§ Given request: A verbatim copy is needed of the lines from the one containing "What D3.js code" down to the one containing "1.4, 1.6, 1.8];", inclusive. Print it with no pictures.
* Begin *
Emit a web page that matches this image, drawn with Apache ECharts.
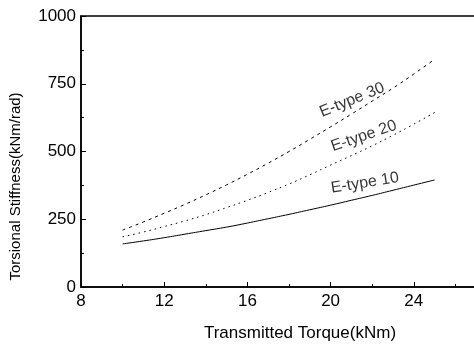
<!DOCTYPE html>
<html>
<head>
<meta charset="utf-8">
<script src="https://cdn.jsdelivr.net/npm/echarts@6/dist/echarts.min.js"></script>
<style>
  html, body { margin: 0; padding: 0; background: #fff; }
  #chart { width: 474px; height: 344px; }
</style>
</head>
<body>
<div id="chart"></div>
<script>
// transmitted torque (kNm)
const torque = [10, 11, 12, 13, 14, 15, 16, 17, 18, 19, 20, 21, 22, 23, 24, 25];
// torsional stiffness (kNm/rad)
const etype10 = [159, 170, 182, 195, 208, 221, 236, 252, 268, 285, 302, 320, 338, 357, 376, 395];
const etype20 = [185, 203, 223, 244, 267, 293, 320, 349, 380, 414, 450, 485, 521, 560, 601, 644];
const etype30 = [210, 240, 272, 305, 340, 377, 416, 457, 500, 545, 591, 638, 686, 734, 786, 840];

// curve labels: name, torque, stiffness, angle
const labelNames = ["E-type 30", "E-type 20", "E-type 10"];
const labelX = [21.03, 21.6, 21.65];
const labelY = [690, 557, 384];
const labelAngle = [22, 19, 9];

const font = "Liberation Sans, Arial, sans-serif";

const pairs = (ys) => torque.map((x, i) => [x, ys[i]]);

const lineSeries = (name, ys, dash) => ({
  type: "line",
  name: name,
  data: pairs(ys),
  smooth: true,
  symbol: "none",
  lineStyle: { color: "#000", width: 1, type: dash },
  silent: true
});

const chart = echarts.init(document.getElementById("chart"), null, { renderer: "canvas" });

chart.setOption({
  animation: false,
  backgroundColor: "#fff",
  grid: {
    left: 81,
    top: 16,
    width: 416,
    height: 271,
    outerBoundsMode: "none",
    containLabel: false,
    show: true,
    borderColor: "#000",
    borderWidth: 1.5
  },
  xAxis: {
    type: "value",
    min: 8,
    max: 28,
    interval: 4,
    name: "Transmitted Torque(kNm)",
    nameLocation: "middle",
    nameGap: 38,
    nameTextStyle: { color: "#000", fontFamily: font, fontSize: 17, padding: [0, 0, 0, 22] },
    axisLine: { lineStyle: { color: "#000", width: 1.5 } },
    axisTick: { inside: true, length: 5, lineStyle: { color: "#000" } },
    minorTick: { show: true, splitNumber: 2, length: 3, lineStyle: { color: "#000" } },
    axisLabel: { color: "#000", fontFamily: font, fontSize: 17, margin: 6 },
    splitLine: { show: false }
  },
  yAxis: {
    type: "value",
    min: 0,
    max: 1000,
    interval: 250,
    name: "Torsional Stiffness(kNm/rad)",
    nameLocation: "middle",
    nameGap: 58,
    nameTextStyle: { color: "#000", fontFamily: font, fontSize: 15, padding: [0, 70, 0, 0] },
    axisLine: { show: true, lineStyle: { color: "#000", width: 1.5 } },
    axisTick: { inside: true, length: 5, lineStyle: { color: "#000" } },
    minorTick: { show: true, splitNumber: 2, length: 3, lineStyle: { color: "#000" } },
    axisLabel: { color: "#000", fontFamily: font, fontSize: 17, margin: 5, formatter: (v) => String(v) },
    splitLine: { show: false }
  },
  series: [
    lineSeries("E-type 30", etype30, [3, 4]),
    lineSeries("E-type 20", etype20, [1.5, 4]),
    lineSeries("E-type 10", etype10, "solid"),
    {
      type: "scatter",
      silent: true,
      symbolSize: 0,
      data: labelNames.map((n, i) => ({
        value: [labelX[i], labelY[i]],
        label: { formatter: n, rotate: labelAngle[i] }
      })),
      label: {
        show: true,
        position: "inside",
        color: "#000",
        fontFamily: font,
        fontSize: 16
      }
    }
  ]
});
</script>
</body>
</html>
* End *
* Begin *
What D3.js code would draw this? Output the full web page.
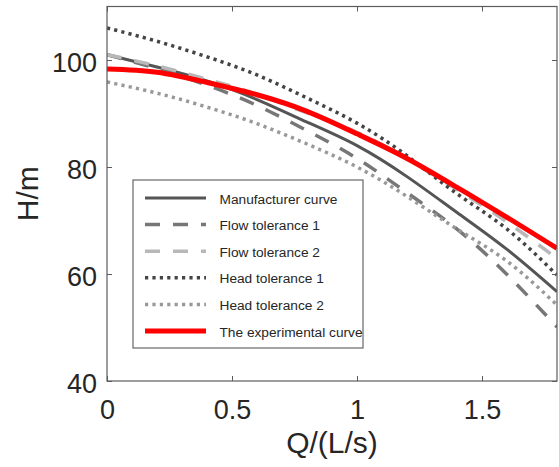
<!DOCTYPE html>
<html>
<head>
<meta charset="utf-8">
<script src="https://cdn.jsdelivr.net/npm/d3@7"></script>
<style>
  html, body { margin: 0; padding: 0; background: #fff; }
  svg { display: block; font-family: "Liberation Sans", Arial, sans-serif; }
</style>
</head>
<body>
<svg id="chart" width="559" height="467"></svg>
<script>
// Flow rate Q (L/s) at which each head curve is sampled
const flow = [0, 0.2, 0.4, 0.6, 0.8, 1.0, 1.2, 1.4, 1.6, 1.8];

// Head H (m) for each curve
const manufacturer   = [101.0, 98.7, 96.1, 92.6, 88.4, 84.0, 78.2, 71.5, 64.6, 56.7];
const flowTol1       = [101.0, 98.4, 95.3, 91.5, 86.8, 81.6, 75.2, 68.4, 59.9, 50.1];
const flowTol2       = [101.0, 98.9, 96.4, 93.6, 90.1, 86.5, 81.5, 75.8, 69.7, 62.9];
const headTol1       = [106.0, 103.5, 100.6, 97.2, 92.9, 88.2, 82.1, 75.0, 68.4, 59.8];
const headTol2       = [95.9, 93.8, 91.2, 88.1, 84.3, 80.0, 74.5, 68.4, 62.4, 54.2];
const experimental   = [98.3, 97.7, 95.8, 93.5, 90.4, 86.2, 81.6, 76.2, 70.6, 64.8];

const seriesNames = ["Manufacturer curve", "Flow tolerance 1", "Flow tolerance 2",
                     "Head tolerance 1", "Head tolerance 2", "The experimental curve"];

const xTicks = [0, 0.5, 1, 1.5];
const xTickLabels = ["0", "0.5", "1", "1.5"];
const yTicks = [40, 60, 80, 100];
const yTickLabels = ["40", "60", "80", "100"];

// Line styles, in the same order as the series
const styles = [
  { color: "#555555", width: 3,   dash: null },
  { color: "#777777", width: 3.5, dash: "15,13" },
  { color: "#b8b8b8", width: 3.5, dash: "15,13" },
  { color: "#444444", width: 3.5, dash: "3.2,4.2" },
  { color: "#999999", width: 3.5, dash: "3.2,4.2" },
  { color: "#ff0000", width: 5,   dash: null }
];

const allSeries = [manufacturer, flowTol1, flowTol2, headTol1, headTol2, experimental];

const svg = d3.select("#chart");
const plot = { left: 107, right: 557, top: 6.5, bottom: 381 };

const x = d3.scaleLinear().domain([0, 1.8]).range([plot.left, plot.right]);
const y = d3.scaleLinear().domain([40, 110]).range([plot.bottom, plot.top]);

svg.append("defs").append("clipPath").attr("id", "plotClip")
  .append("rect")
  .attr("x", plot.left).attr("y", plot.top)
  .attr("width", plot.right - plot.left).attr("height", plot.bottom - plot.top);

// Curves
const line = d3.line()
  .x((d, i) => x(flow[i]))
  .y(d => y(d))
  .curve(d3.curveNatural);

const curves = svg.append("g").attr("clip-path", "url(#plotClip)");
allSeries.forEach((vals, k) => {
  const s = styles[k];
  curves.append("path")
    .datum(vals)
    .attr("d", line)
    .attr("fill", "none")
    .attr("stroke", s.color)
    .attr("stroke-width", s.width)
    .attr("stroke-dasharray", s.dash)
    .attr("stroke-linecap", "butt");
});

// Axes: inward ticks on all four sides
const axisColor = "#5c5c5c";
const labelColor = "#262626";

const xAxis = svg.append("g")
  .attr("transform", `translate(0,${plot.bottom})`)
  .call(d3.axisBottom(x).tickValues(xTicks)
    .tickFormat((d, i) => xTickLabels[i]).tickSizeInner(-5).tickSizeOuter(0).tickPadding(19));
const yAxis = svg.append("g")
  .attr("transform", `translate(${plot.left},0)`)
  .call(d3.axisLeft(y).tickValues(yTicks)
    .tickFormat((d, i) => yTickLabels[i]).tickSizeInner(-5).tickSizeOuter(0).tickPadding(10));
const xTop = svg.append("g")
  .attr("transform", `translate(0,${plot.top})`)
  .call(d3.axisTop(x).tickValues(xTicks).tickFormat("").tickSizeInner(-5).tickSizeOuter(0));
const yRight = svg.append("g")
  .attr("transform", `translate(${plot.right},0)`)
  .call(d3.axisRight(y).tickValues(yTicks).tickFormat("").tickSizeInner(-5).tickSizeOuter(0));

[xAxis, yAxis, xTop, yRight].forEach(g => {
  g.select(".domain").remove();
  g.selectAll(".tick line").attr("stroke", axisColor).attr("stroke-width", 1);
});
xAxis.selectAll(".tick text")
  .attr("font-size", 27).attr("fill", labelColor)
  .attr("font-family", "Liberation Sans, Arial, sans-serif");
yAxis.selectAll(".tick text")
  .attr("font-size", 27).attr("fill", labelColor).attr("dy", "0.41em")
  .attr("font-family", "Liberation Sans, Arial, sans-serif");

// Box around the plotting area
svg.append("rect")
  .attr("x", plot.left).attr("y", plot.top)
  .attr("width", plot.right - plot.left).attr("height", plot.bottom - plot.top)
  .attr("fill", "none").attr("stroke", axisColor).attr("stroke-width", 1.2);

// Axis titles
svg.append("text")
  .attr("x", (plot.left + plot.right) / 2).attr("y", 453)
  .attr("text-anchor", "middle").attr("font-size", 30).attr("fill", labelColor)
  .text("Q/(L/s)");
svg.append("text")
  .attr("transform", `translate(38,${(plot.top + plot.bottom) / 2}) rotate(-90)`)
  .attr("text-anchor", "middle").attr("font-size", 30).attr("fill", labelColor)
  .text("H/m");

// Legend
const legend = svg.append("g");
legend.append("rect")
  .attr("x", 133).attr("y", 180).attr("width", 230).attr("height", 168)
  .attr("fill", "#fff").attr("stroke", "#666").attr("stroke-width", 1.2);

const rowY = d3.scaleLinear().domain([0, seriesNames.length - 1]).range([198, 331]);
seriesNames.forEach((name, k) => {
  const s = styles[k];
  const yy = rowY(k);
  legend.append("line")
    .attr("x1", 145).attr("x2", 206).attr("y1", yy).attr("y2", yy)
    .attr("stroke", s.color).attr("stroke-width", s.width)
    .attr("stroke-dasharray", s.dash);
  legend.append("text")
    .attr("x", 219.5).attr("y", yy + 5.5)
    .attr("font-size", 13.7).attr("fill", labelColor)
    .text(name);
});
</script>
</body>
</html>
* End *
* Begin *
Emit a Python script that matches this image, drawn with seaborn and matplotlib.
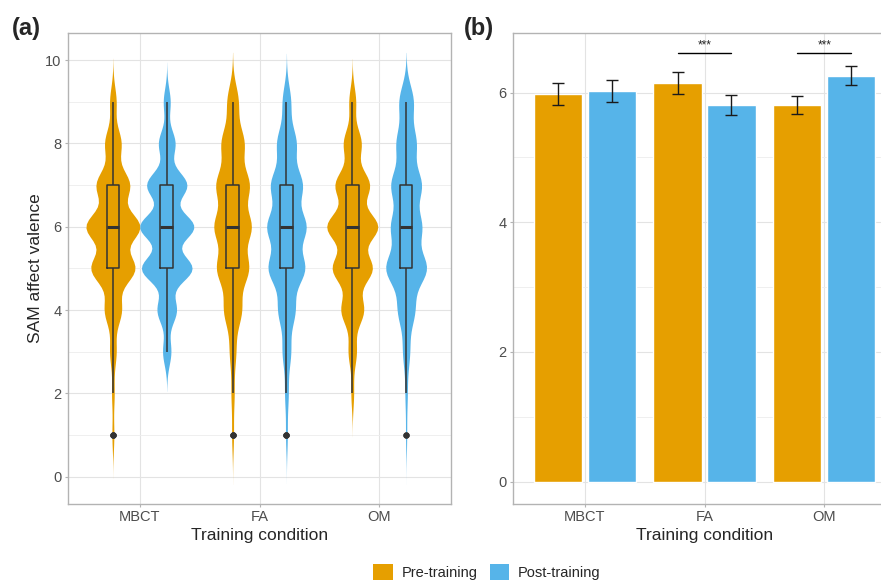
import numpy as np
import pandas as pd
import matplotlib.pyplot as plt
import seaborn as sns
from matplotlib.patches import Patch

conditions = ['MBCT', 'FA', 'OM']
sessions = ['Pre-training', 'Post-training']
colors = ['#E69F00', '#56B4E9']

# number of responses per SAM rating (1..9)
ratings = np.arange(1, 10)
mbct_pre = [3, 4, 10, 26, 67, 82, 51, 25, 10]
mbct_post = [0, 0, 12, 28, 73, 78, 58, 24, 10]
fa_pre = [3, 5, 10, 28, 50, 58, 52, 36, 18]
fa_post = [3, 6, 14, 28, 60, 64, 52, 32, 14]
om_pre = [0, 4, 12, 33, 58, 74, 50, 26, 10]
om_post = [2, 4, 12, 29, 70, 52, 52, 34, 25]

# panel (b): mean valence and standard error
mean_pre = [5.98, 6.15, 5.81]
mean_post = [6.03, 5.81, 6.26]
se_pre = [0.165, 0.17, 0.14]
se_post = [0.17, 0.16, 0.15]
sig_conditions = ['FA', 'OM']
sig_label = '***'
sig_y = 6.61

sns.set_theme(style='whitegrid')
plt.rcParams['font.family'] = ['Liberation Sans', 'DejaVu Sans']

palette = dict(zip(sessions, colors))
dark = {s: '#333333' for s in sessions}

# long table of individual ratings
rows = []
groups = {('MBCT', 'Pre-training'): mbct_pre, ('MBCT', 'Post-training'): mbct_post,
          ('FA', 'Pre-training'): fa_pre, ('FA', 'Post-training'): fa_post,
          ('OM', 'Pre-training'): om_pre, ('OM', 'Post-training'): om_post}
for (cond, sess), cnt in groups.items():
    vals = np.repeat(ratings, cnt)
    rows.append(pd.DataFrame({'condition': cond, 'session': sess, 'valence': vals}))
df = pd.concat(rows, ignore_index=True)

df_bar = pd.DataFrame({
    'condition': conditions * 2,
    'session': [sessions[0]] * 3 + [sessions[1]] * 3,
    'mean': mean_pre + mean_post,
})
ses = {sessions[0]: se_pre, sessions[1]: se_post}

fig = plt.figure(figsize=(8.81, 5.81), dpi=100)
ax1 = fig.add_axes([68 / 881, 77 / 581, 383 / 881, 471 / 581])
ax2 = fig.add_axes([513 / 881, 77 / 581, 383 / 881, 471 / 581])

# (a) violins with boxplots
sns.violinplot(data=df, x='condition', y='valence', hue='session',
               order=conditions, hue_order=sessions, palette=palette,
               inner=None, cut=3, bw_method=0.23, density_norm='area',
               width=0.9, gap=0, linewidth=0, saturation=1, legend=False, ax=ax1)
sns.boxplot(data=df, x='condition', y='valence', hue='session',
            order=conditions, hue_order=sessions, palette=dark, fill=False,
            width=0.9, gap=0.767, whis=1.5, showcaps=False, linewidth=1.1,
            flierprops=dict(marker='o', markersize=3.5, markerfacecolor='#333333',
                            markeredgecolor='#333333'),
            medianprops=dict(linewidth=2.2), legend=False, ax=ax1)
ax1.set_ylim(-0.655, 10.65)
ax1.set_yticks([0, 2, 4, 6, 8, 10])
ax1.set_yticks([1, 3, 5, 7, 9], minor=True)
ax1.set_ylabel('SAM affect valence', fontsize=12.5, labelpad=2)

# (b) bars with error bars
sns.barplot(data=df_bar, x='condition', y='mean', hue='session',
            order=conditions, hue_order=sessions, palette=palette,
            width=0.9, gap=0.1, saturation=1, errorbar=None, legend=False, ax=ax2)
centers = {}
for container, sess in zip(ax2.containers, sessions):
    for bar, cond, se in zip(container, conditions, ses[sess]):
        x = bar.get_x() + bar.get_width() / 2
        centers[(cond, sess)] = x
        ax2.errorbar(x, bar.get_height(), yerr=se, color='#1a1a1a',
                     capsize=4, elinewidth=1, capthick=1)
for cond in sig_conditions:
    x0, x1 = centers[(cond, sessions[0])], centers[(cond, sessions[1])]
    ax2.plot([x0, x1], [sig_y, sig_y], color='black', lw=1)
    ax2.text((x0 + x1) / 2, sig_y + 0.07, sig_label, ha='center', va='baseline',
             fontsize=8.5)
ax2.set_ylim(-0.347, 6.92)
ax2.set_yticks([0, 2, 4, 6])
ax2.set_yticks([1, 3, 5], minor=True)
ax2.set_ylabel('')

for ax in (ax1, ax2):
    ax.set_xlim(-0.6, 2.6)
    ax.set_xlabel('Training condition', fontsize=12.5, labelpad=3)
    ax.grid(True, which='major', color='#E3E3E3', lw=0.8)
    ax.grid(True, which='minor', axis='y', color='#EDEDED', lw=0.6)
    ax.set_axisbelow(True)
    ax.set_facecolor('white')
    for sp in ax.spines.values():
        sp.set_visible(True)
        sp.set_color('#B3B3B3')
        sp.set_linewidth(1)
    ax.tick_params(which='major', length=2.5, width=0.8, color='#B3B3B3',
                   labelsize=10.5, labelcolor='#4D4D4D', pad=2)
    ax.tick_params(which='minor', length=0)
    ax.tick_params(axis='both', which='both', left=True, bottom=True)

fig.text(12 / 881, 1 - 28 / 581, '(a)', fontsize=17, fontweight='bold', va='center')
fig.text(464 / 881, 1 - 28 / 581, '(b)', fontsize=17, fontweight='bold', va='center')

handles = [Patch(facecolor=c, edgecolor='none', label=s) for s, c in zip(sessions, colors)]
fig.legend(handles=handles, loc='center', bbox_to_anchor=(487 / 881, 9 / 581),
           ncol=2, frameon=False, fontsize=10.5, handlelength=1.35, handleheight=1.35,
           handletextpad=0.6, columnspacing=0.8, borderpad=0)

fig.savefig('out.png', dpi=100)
* End *
§ The solution:
What D3.js code would draw this? Output the full web page.
<!DOCTYPE html>
<html>
<head>
<meta charset="utf-8">
<script src="https://cdn.jsdelivr.net/npm/d3@7"></script>
<style>
  html, body { margin: 0; padding: 0; background: #fff; }
  svg { display: block; font-family: "Liberation Sans", Arial, sans-serif; }
</style>
</head>
<body>
<svg id="chart" width="559" height="467"></svg>
<script>
// Flow rate Q (L/s) at which each head curve is sampled
const flow = [0, 0.2, 0.4, 0.6, 0.8, 1.0, 1.2, 1.4, 1.6, 1.8];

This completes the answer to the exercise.